Quoi qu'il en soit, cette abréviation proposée par l'Académie n'a jamais été adoptée. En tout cas, je ne l'ai *jamais* rencontrée dans un cas concret. Il en va d'ailleurs de même de _e-mél_ dont je n'avais en fait jamais même entendu parler.


----------



## desenchante

Bonjour,

Est-ce que l'on peut accepter "mèl" de même que "mél" quand on parle d'un courriel. Par exemple "Ce matin j'ai reçu un mèl de mon collègue de bureau?

Merci de votre réponse.


----------



## J.F. de TROYES

Oui, mais on l'écrit comme en Anglais : _mail_ . Il est d'ailleurs plus utilisé que son correspondant français !


----------



## JeanDeSponde

_Mél._ a été créé uniquement pour l'abréviation (tout comme _tél._) utilisée pour indiquer une adresse électronique.
Ce n'est pas destiné à désigner un courrier électronique / courriel...!


----------



## sanchez90

Bonjour,

pour demander à quelqu'un son adresse électronique, qu'utiliseriez-vous?

Quel est votre courriel? 
Quelle est votre adresse électronique?

Merci


----------



## Roméo31

Bonsoir,

En ma qualité de membre de la Commission de terminologie et de néologie, qui propose les néologismes officiels (comme « courriel »), je puis vous apporter les indications suivantes : 

1° pour un exposé circonstancié concernant « courriel »,  "mél",« mail », « e-mail », etc. vous pouvez cliquer sur ce lien :

Courriel, E-Mail, Mél. - Langue-fr.net

2° Concernant la position officielle de l'Académie française :

Questions de langue | Académie française

3° Je peux vous donner des précisions, si vous le souhaitez (j'ai le dossier).

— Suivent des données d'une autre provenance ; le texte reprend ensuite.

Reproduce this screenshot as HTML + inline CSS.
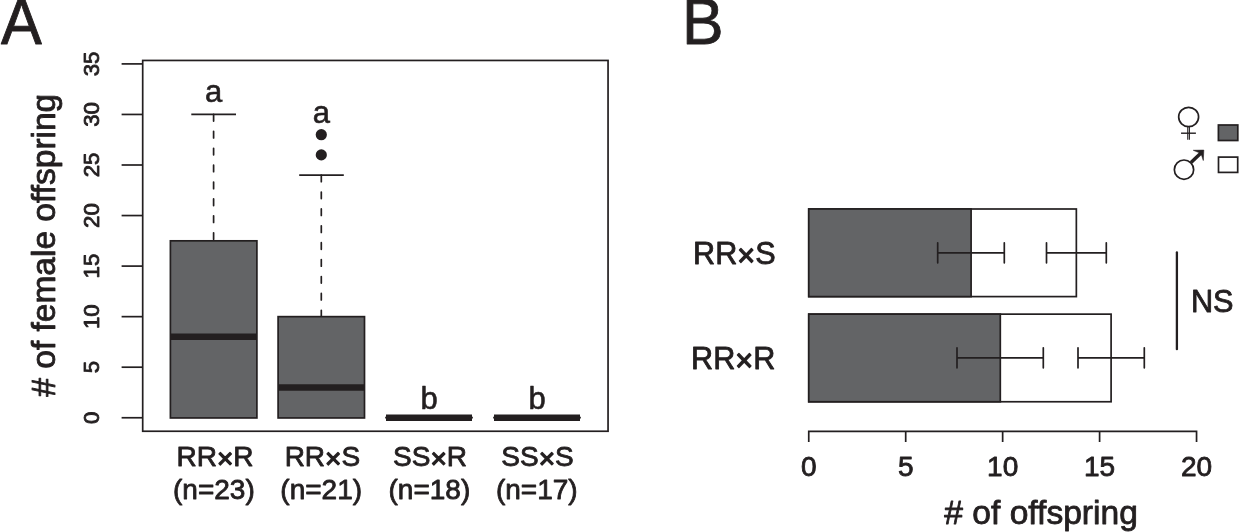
<!DOCTYPE html>
<html lang="en">
<head>
<meta charset="utf-8">
<title>Figure</title>
<style>
html,body{margin:0;padding:0;background:#fff;}
body{width:1239px;height:532px;overflow:hidden;}
svg{display:block;}
text{font-family:"Liberation Sans",Arial,Helvetica,sans-serif;fill:#231f20;stroke:#231f20;stroke-width:0.85;stroke-linejoin:round;}
.ln{stroke:#231f20;stroke-width:1.7;fill:none;}
.bx{stroke:#231f20;stroke-width:1.7;fill:#636466;}
.wb{stroke:#231f20;stroke-width:1.7;fill:#fff;}
.med{stroke:#231f20;stroke-width:6.5;fill:none;}
.tk{font-size:22.2px;stroke-width:0.5;text-anchor:middle;}
.cat{font-size:28px;stroke-width:0.55;text-anchor:middle;}
.mx{stroke-width:1.3;}
.let{font-size:31px;stroke-width:0.6;text-anchor:middle;}
</style>
</head>
<body>
<svg width="1239" height="532" viewBox="0 0 1239 532">
<rect x="0" y="0" width="1239" height="532" fill="#fff"/>

<!-- Panel A -->
<text transform="translate(0.9 43.7) scale(0.955 1)" font-size="64" stroke-width="0.95">A</text>
<rect class="ln" x="142.7" y="60.45" width="465.35" height="370.8"/>
<g class="ln">
<line x1="121.6" y1="63.9" x2="142.7" y2="63.9"/>
<line x1="121.6" y1="114.45" x2="142.7" y2="114.45"/>
<line x1="121.6" y1="165.0" x2="142.7" y2="165.0"/>
<line x1="121.6" y1="215.55" x2="142.7" y2="215.55"/>
<line x1="121.6" y1="266.1" x2="142.7" y2="266.1"/>
<line x1="121.6" y1="316.65" x2="142.7" y2="316.65"/>
<line x1="121.6" y1="367.2" x2="142.7" y2="367.2"/>
<line x1="121.6" y1="417.75" x2="142.7" y2="417.75"/>
</g>
<g class="tk">
<text transform="translate(98.7 63.9) rotate(-90)">35</text>
<text transform="translate(98.7 114.45) rotate(-90)">30</text>
<text transform="translate(98.7 165.0) rotate(-90)">25</text>
<text transform="translate(98.7 215.55) rotate(-90)">20</text>
<text transform="translate(98.7 266.1) rotate(-90)">15</text>
<text transform="translate(98.7 316.65) rotate(-90)">10</text>
<text transform="translate(98.7 367.2) rotate(-90)">5</text>
<text transform="translate(98.7 417.75) rotate(-90)">0</text>
</g>
<text transform="translate(54.6 245.2) rotate(-90)" font-size="33.5" stroke-width="0.85" text-anchor="middle"># of female offspring</text>

<!-- box 1 -->
<line class="ln" x1="213.6" y1="114.45" x2="213.6" y2="240.83" stroke-dasharray="6.6 10.3" stroke-linecap="round"/>
<line class="ln" x1="191.3" y1="114.45" x2="236" y2="114.45"/>
<rect class="bx" x="170.4" y="240.83" width="86.5" height="177.12"/>
<line class="med" x1="170.4" y1="336.87" x2="256.9" y2="336.87"/>
<text class="let" x="213.6" y="102.3">a</text>
<!-- box 2 -->
<line class="ln" x1="321.3" y1="175.11" x2="321.3" y2="316.65" stroke-dasharray="6.6 10.3" stroke-linecap="round"/>
<line class="ln" x1="299.2" y1="175.11" x2="343.8" y2="175.11"/>
<rect class="bx" x="278.1" y="316.65" width="86.4" height="101.3"/>
<line class="med" x1="278.1" y1="387.42" x2="364.5" y2="387.42"/>
<circle cx="321.3" cy="134.67" r="5.6" fill="#231f20"/>
<circle cx="321.3" cy="154.89" r="5.6" fill="#231f20"/>
<text class="let" x="321.3" y="122.9">a</text>
<!-- box 3, 4 -->
<line class="ln" x1="386" y1="417.65" x2="472" y2="417.65" stroke-linecap="square"/>
<line class="med" x1="386" y1="417.65" x2="472" y2="417.65"/>
<line class="ln" x1="494" y1="417.65" x2="580" y2="417.65" stroke-linecap="square"/>
<line class="med" x1="494" y1="417.65" x2="580" y2="417.65"/>
<text class="let" x="429.2" y="408.6">b</text>
<text class="let" x="537" y="408.6">b</text>

<g class="cat">
<text x="215" y="466">RR<tspan class="mx" dy="2.3">×</tspan><tspan dy="-2.3">R</tspan></text>
<text x="213.9" y="499.2">(n=23)</text>
<text x="322.4" y="466">RR<tspan class="mx" dy="2.3">×</tspan><tspan dy="-2.3">S</tspan></text>
<text x="321.2" y="499.2">(n=21)</text>
<text x="430" y="466">SS<tspan class="mx" dy="2.3">×</tspan><tspan dy="-2.3">R</tspan></text>
<text x="429.4" y="499.2">(n=18)</text>
<text x="537.5" y="466">SS<tspan class="mx" dy="2.3">×</tspan><tspan dy="-2.3">S</tspan></text>
<text x="536.8" y="499.2">(n=17)</text>
</g>

<!-- Panel B -->
<text transform="translate(681.9 43.7) scale(0.975 1)" font-size="64" stroke-width="0.95">B</text>

<g stroke-width="1.9">
<rect class="wb" x="808.75" y="209" width="267.6" height="87.6" stroke-width="1.9"/>
<rect class="bx" x="808.75" y="209" width="162.35" height="87.6" stroke-width="1.9"/>
<rect class="wb" x="808.75" y="314.15" width="302.35" height="87.6" stroke-width="1.9"/>
<rect class="bx" x="808.75" y="314.15" width="191.55" height="87.6" stroke-width="1.9"/>
</g>
<g class="ln" stroke-width="2.4" stroke-linecap="round">
<path d="M937.7 242.8V262.8M937.7 252.8H1004.3M1004.3 242.8V262.8"/>
<path d="M1046.5 242.8V262.8M1046.5 252.8H1106.3M1106.3 242.8V262.8"/>
<path d="M957 347.8V367.8M957 357.8H1043.3M1043.3 347.8V367.8"/>
<path d="M1078 347.8V367.8M1078 357.8H1144.3M1144.3 347.8V367.8"/>
<path d="M1176.9 252.4V349.2" stroke-width="2.3"/>
</g>
<g class="ln" stroke-width="1.9">
<path d="M808.75 442V431.35H1196.55V442M905.7 431.35V442M1002.65 431.35V442M1099.6 431.35V442"/>
</g>
<text x="734.3" y="263.9" font-size="30.6" text-anchor="middle">RR<tspan class="mx" dy="2.5">×</tspan><tspan dy="-2.5">S</tspan></text>
<text x="733.2" y="368.9" font-size="30.6" text-anchor="middle">RR<tspan class="mx" dy="2.5">×</tspan><tspan dy="-2.5">R</tspan></text>
<text x="1212.2" y="312.2" font-size="30.7" text-anchor="middle">NS</text>
<g class="cat">
<text x="808.75" y="476.2">0</text>
<text x="905.7" y="476.2">5</text>
<text x="1002.65" y="476.2">10</text>
<text x="1099.6" y="476.2">15</text>
<text x="1196.55" y="476.2">20</text>
</g>
<text x="1041.1" y="523.8" font-size="33.6" stroke-width="0.85" text-anchor="middle"># of offspring</text>

<!-- legend -->
<rect class="bx" x="1218.4" y="125" width="19.4" height="15.5"/>
<rect class="wb" x="1218.5" y="157.1" width="19.2" height="15.3" stroke-width="2"/>
<!-- female -->
<g class="ln" stroke-width="1.5">
<ellipse cx="1188.63" cy="117" rx="9.95" ry="9.65"/>
<path d="M1187.75 126.6V139.7M1189.4 126.6V139.7" stroke-width="1.1"/>
<path d="M1181.05 133.2H1195.9" stroke-width="1.4"/>
</g>
<!-- male -->
<g class="ln" stroke-width="1.5">
<circle cx="1184" cy="169.65" r="9.65"/>
<path d="M1191.0 162.6L1201.0 153.1" stroke-width="3.5"/>
<path d="M1203.8 150.1L1193.3 150.3L1198.9 152.6L1201.5 154.9L1203.3 160.5Z" fill="#231f20" stroke-width="0.6" stroke-linejoin="round"/>
</g>
</svg>
</body>
</html>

4° Pour demander l'adresse électronique :  dans l'administration notamment, on est contraint d'employer "*adresse de courrier électronique*" ou, en abrégé, "*adresse électronique*"(...)_._ Ne pas demander "Quel est votre courriel ?" ("Courriel" = "message électronique".)

Cela étant, dans le le langage parlé et dans les entreprises commerciales, on lit et entend souvent des phrases du type :« Pouvez-vous me donner votre adresse mail ? ». Ou même « ...votre/ton mail ? ».


----------



## Roméo31

En ma qualité de membre de la Commission de terminologie et de néologie, je suis l'emploi de nombreux termes officiels ; à ce titre, je considère qu'il est excessif d'écrire que le néologisme officiel_ courriel_ "n'est guère employé" (même s'il est vrai qu'il est encore nettement moins utilisé que, notamment, "mail") !


----------



## Maître Capello

_Courriel_ reste encore peu fréquent par rapport à _mail_ ou _e-mail_ comme vous l'admettez vous-même. C'était d'autant plus vrai à l'époque où JDS a écrit que ce terme n'était « guère employé », en 2011…


----------



## Roméo31

Exact. 
Toutefois, en 2015, ce n'est plus le cas. Déjà, dans l'administration française, "courriel" est d'usage obligatoire.


----------



## JeanDeSponde

Tout est dans la différence entre "obligatoire dans l'administration française" et "utilisé en dehors des emplois obligatoires"...
En votre qualité de MCTN, vous avez des statistiques d'utilisation qui justifieraient votre "excessif" ?
Recherche de "courriel" sur le site de La Poste ("courriel site:http://www.laposte.net") : *2* occurrences.
Pareil pour "mail" ("mail site:http://www.laposte.net") : 605...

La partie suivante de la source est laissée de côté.